Cahiers: Were you inspired by photos while building that town?
M. Cimino: In part, yes. The church appeared in a photo, all the tents of the town also, with their leather dressing; the bar, all of it, interior and exterior; the interior of the skating-rink also is a very typical building, a framework with a tent over it. The name 'Heaven’s Gate" is purely imaginary, however.
Cahiers: Is it pulled from Shakespeare?
M. Cimino: Yes.
Cahiers: The interior appears completely unreal, above all because it’s so big.
M. Cimino: Those are the exact dimensions of the wedding hall in The Deer Hunter, 40 by 100, and the same amount of people, 200, with the band at one end.
Cahiers: The representation of immigrants like a community, at the skating-rink or the bar, is parallel to the opening scene, at Harvard: they are communities with their rituals, their order and their own social divisions.
M. Cimino: Yes.
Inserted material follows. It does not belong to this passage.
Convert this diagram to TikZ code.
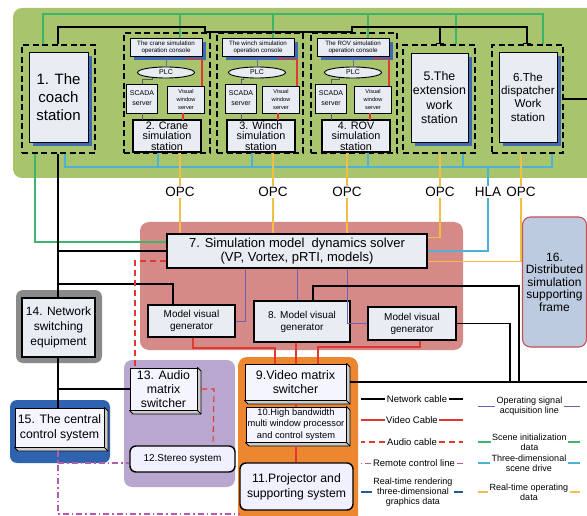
\documentclass[tikz,border=0pt]{standalone}
\usepackage{fontspec}
\setmainfont{Liberation Sans}
\usetikzlibrary{shadows,calc,arrows.meta,shapes.geometric}
\definecolor{panelgreen}{HTML}{A8C46C}
\definecolor{boxfill}{HTML}{E8ECF3}
\definecolor{shblue}{HTML}{3E6BB4}
\definecolor{panelred}{HTML}{D68A88}
\definecolor{panelpurple}{HTML}{B9A7CF}
\definecolor{panelorange}{HTML}{EC8730}
\definecolor{panelblue}{HTML}{2F63B0}
\definecolor{panelgray}{HTML}{8A8A8A}
\definecolor{fillsixteen}{HTML}{BCCBE0}
\definecolor{drawsixteen}{HTML}{C75252}
\definecolor{cgreen}{HTML}{3DB56B}
\definecolor{cteal}{HTML}{4DB3D6}
\definecolor{cyellow}{HTML}{F3BE45}
\definecolor{cred}{HTML}{E03A30}
\definecolor{cpurple}{HTML}{6C62B0}
\definecolor{cremote}{HTML}{B45BAA}
\definecolor{cdkblue}{HTML}{1E5E9C}
\definecolor{cgray}{HTML}{5A5A6A}

\newcommand{\mkstation}[9]{%
 \node[dashbox, minimum width=86pt, minimum height=120pt] (#1dash) at (#2,93) {};
 \node[stbox, minimum width=72pt, minimum height=18pt, font=\fontsize{6.2}{7.4}\selectfont] (#1con) at (#3,47.5) {#8};
 \node[plcnode] (#1plc) at (#4,72.5) {PLC};
 \node[wbox, minimum width=31pt, minimum height=29pt, font=\fontsize{7}{10}\selectfont] (#1scada) at (#5,98.5) {SCADA\\server};
 \node[wbox, minimum width=37pt, minimum height=27pt, font=\fontsize{5.6}{7.6}\selectfont] (#1vis) at (#6,99.5) {Visual\\window\\server};
 \node[wbox, line width=1.1pt, minimum width=68pt, minimum height=32pt, font=\fontsize{10.8}{10.5}\selectfont] (#1st) at (#7,136) {#9};
 \draw[opsig] (#1con.south -| #1plc.north) -- (#1plc.north);
 \draw[ingray] ($(#1plc.south)+(-14,0)$) |- ($(#1scada.north)+(0,-4)$) -- (#1scada.north);
 \draw[vid] ($(#1con.south)+(22,0)$) -- ++(0,3) -| ($(#1vis.north east)+(-3,0)$);
 \draw[vid] ($(#1vis.south)+(-3,0)$) -- ($(#1vis.south)+(-3,7)$);
 \draw[ingray] (#1scada.south) -- ++(0,7);
}
% 3D side faces of a bevelled box
\newcommand{\bevelfaces}[1]{%
 \filldraw[fill=gray!40, line width=0.8pt, line join=round] (#1.north east) -- ++(3.5,3.5) -- ($(#1.south east)+(3.5,3.5)$) -- ($(#1.south west)+(3.5,3.5)$) -- (#1.south west) -- (#1.south east) -- cycle;
 \draw[line width=0.8pt] (#1.south east) -- ++(3.5,3.5);
}

\begin{document}
\begin{tikzpicture}[x=1pt,y=-1pt,
  wbox/.style={draw, line width=0.9pt, fill=boxfill, align=center, inner sep=0.5pt},
  stbox/.style={wbox, drop shadow={shadow xshift=4pt, shadow yshift=-4pt, fill=shblue, opacity=1}},
  dashbox/.style={draw, line width=1.3pt, dash pattern=on 6pt off 3.5pt},
  bevel/.style={wbox, fill=white!96!blue, line width=1pt},
  rbox/.style={wbox, rounded corners=6pt, line width=1.4pt, fill=white!94!blue},
  plcnode/.style={draw, ellipse, fill=boxfill, line width=0.9pt, minimum width=57pt, minimum height=11pt, inner sep=0pt, font=\fontsize{7}{8}\selectfont},
  lbl/.style={font=\fontsize{13.5}{14}\selectfont, inner sep=1pt},
  lg/.style={font=\fontsize{9.5}{10.3}\selectfont, align=center, inner sep=1.5pt},
  lgtwo/.style={font=\fontsize{9}{10.3}\selectfont, align=center, inner sep=1.5pt},
  netc/.style={line width=1.1pt, black},
  grn/.style={line width=1.1pt, cgreen},
  tealc/.style={line width=1.1pt, cteal},
  yel/.style={line width=1.1pt, cyellow},
  vid/.style={line width=1.1pt, cred},
  aud/.style={line width=1.1pt, cred, dash pattern=on 6pt off 4pt},
  opsig/.style={line width=1pt, cpurple},
  remc/.style={line width=1.2pt, cremote, dash pattern=on 6pt off 3pt on 1.5pt off 3pt},
  rend/.style={line width=1.1pt, cdkblue},
  ingray/.style={line width=1pt, cgray}
]
\useasboundingbox (0,0) rectangle (587,516);
\clip (0,0) rectangle (587,516);

% panels
\fill[panelgreen, rounded corners=9pt] (13,8) rectangle (610,178);
\fill[panelred, rounded corners=9pt] (140,222) rectangle (463,350);
\fill[panelpurple, rounded corners=8pt] (124,360) rectangle (235,487);
\fill[panelorange, rounded corners=9pt] (238,357) rectangle (358,540);
\fill[panelgray, rounded corners=7pt] (16,290) rectangle (102,363);
\fill[panelblue, rounded corners=7pt] (10,400) rectangle (110,463);

% workstations
\node[dashbox, minimum width=73pt, minimum height=108pt] (coachdash) at (58.5,99) {};
\node[stbox, minimum width=59pt, minimum height=90pt, font=\fontsize{15}{18}\selectfont] (coach) at (58.5,97) {1. The\\coach\\station};

\mkstation{crane}{167}{166}{166}{142}{186}{167}{The crane simulation\\operation console}{2. Crane\\simulation\\station}
\mkstation{winch}{260}{258}{257}{241}{281}{261}{The winch simulation\\operation console}{3. Winch\\simulation\\station}
\mkstation{rov}{354}{353}{353}{331}{373}{356}{The ROV simulation\\operation console}{4. ROV\\simulation\\station}

\node[dashbox, minimum width=72pt, minimum height=108pt] (extdash) at (439,99) {};
\node[stbox, minimum width=57pt, minimum height=89pt, font=\fontsize{12.4}{14.5}\selectfont] (ext) at (439.5,97.5) {5.The\\extension\\work\\station};
\node[dashbox, minimum width=71pt, minimum height=108pt] (dispdash) at (527.5,99) {};
\node[stbox, minimum width=58pt, minimum height=90pt, font=\fontsize{11.6}{13.3}\selectfont] (disp) at (528,97) {6.The\\dispatcher\\Work\\station};

% labels
\node[lbl] (opc1) at (180,192) {OPC};
\node[lbl] (opc2) at (273,192) {OPC};
\node[lbl] (opc3) at (347,192) {OPC};
\node[lbl] (opc4) at (440,192) {OPC};
\node[lbl] (hla) at (488,192) {HLA};
\node[lbl] (opc5) at (521,192) {OPC};

% solver area
\node[wbox, line width=1.3pt, minimum width=260pt, minimum height=34pt, font=\fontsize{13}{13.5}\selectfont] (solver) at (297,251) {7. Simulation model\ \ dynamics solver\\(VP, Vortex, pRTI, models)};
\node[wbox, line width=1.3pt, minimum width=87pt, minimum height=32pt, font=\fontsize{10}{12}\selectfont] (mvga) at (191.5,321) {Model visual\\generator};
\node[wbox, line width=1.3pt, minimum width=96pt, minimum height=41pt, font=\fontsize{10}{12}\selectfont] (mvgb) at (302,321.5) {8. Model visual\\generator};
\node[wbox, line width=1.3pt, minimum width=88pt, minimum height=33pt, font=\fontsize{10}{12}\selectfont] (mvgc) at (412,323.5) {Model visual\\generator};

\node[draw=drawsixteen, fill=fillsixteen, line width=1.1pt, rounded corners=8pt, minimum width=63pt, minimum height=130pt, align=center, font=\fontsize{12}{12.5}\selectfont] (dssf) at (554.5,282) {16.\\Distributed\\simulation\\supporting\\frame};

\node[wbox, line width=1.2pt, minimum width=73pt, minimum height=59pt, font=\fontsize{12}{14.7}\selectfont] (nse) at (58.5,327.5) {14. Network\\switching\\equipment};
\node[bevel, minimum width=89pt, minimum height=39pt, font=\fontsize{12.3}{15}\selectfont] (ccs) at (59.5,427.5) {15. The central\\control system};
\bevelfaces{ccs}
\node[bevel, minimum width=67pt, minimum height=42pt, font=\fontsize{12.3}{14.2}\selectfont] (asw) at (163.5,389) {13. Audio\\matrix\\switcher};
\bevelfaces{asw}
\node[rbox, minimum width=105pt, minimum height=26pt, font=\fontsize{10}{12}\selectfont] (stereo) at (182.5,459) {12.Stereo system};

\node[bevel, minimum width=101pt, minimum height=36pt, font=\fontsize{12.4}{14.3}\selectfont] (vms) at (295.5,382) {9.Video matrix\\switcher};
\bevelfaces{vms}
\node[bevel, minimum width=100pt, minimum height=35pt, font=\fontsize{9.3}{11.3}\selectfont] (hbw) at (296,424.5) {10.High bandwidth\\multi window processor\\and control system};
\bevelfaces{hbw}
\node[rbox, minimum width=113pt, minimum height=47pt, font=\fontsize{12.2}{14.7}\selectfont] (proj) at (296.5,486.5) {11.Projector and\\supporting system};

% ---- connectors ----
% top green (scene initialization)
\draw[grn] (coachdash.north -| 43,0) -- (43,14) -- (543,14) -- (dispdash.north -| 543,0);
\draw[grn] (180,14) -- (cranecon.north -| 180,0);
\draw[grn] (273,14) -- (winchcon.north -| 273,0);
\draw[grn] (368,14) -- (rovcon.north -| 368,0);
\draw[grn] (456,14) -- (extdash.north -| 456,0);
\draw[grn] (coachdash.south -| 35,0) |- ($(solver.west)+(0,-9)$);

% top black network
\draw[netc] (coachdash.north -| 58,0) -- (58,27) -- (205,27) -- (205,32) -- (352,32) -- (352,27) -- (527,27) -- (dispdash.north -| 527,0);
\draw[netc, -{Bar[width=8pt]}] (440,27) -- (extdash.north -| 440,0);
\draw[netc, -{Bar[width=8pt]}] (527,30) -- (dispdash.north -| 527,0);
\draw[netc] (dispdash.east) -- (600,99);

% teal bus (three-dimensional scene drive)
\draw[tealc] (coachdash.south -| 65,0) -- (65,167) -- (552,167) -- (dispdash.south -| 552,0);
\draw[tealc] (cranest.south -| 158,0) -- (158,167);
\draw[tealc] (winchst.south -| 252,0) -- (252,167);
\draw[tealc] (rovst.south -| 368,0) -- (368,167);
\draw[tealc] (extdash.south -| 463,0) -- (463,167);
\draw[tealc] (hla.north |- 0,167) -- (hla.north);
\draw[tealc] (hla.south) |- (solver.east);

% yellow (real-time operating data)
\draw[yel] (cranest.south -| opc1.north) -- (opc1.north);
\draw[yel] (opc1.south) -- (solver.north -| opc1.south);
\draw[yel] (winchst.south -| opc2.north) -- (opc2.north);
\draw[yel] (opc2.south) -- (solver.north -| opc2.south);
\draw[yel] (rovst.south -| opc3.north) -- (opc3.north);
\draw[yel] (opc3.south) -- (solver.north -| opc3.south);
\draw[yel] (extdash.south -| opc4.north) -- (opc4.north);
\draw[yel] (opc4.south) |- ($(solver.north east)+(0,4)$);
\draw[yel] (dispdash.south -| opc5.north) -- (opc5.north);
\draw[yel] (opc5.south) |- ($(solver.south east)+(0,-7)$);

% network from coach
\draw[netc] (coachdash.south -| 58,0) -- (nse.north -| 58,0);
\draw[netc] (solver.west -| 58,0) -- (solver.west);
\draw[netc] (58,284) -| ($(mvga.north)+(-18.5,0)$);
\draw[netc] (nse.south -| 58,0) -- (ccs.north -| 58,0);
\draw[netc] (asw.west -| 58,0) -- (asw.west);

% solver to generators (operating signal)
\draw[opsig] ($(solver.south)+(-52,0)$) |- (mvga.east);
\draw[opsig] (solver.south) -- (solver.south |- mvgb.north);
\draw[opsig] ($(solver.south)+(50,0)$) |- (mvgc.west);

% network from generators
\draw[netc] ($(mvgb.north)+(11,0)$) |- (519,286) -- (519,382);
\draw[netc] (mvgc.east) -| (510,382);
\draw[netc] ($(vms.east)+(3.5,0)$) -- (600,382);

% video cables
\draw[vid] (mvga.south -| 193,0) -- (193,348) -- (275,348) -- (vms.north -| 275,0);
\draw[vid] (mvgb.south -| 296,0) -- (vms.north -| 296,0);
\draw[vid] (mvgc.south -| 420,0) -- (420,347) -- (318,347) -- (vms.north -| 318,0);
\draw[vid] ($(vms.south -| 296,0)+(0,3.5)$) -- (hbw.north -| 296,0);
\draw[vid] ($(hbw.south -| 296,0)+(0,3.5)$) -- (proj.north -| 296,0);

% audio cables
\draw[aud] ($(solver.west)+(0,10)$) -| (asw.north -| 135,0);
\draw[aud] ($(asw.east)+(3.5,0)$) -- ++(13,0) -- (stereo.north -| 213,0);

% remote control
\draw[remc] ($(ccs.south -| 58,0)+(0,3.5)$) -- (58,514) -- (240,514);
\draw[remc] (58,463) -- (stereo.west |- 58,463);

% ---- legend ----
\node[lg] (lgnet) at (417,399) {Network cable};
\draw[netc] (lgnet.west) -- (361,399); \draw[netc] (lgnet.east) -- (463,399);
\node[lg] (lgvid) at (412,420) {Video Cable};
\draw[vid] (lgvid.west) -- (361,420); \draw[vid] (lgvid.east) -- (463,420);
\node[lg] (lgaud) at (412,442) {Audio cable};
\draw[aud] (lgaud.west) -- (361,442); \draw[aud] (lgaud.east) -- (463,442);
\node[lg] (lgrem) at (414,463) {Remote control line};
\draw[remc, line width=1pt] (lgrem.west) -- (361,463); \draw[remc, line width=1pt] (lgrem.east) -- (463,463);
\node[lgtwo] (lgrend) at (413,492) {Real-time rendering\\three-dimensional\\graphics data};
\draw[rend] (lgrend.west) -- (361,492); \draw[rend] (lgrend.east) -- (463,492);

\node[lgtwo] (lgop) at (529.5,406) {Operating signal\\acquisition line};
\draw[opsig] (lgop.west) -- (478,406); \draw[opsig] (lgop.east) -- (580,406);
\node[lgtwo] (lgscene) at (529.5,442) {Scene initialization\\data};
\draw[grn] (lgscene.west) -- (478,442); \draw[grn] (lgscene.east) -- (580,442);
\node[lgtwo] (lgthree) at (529,463) {Three-dimensional\\scene drive};
\draw[tealc] (lgthree.west) -- (478,463); \draw[tealc] (lgthree.east) -- (580,463);
\node[lgtwo] (lgrt) at (529,492) {Real-time operating\\data};
\draw[yel] (lgrt.west) -- (478,492); \draw[yel] (lgrt.east) -- (580,492);
\end{tikzpicture}
\end{document}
They have already started becoming all that which Averill (Kris Kristofferson) has rejected. Its one reason for Averill’s disillusionment: he sees that transformation, that evolution; he sees it in those divisions which already mark the community; the merchants are separated from the others; already, they want to adapt themselves to something as horrible as the death-list. It’s the natural order of things, they group together and distinguish themselves from others in their own way; they don’t dance to Strauss, they dance to their own music. A carriage doesn’t circle around 800 magnificent dances gliding through the lawn of a college; it navigates a small, overwhelmed main street of a village bordering a lake, in the middle of mountains. Averill doesn’t take into account the importance of material thing for those people, for Ella (Isabelle Huppert) particularly. He doesn’t take into account the importance of the gift which he gives her himself, what it means, what if really represents. After all, he rejects the material aspect of his world; he’s certainly an idealist, and I think his gift is more a whim than anything else, and she takes it as something more meaningful. The aristocrats who are idealists are always disappointed when the people which they hope to help express an interest in material things; they expect in some way to find the reflection of their own idealism, and they encounter it very rarely.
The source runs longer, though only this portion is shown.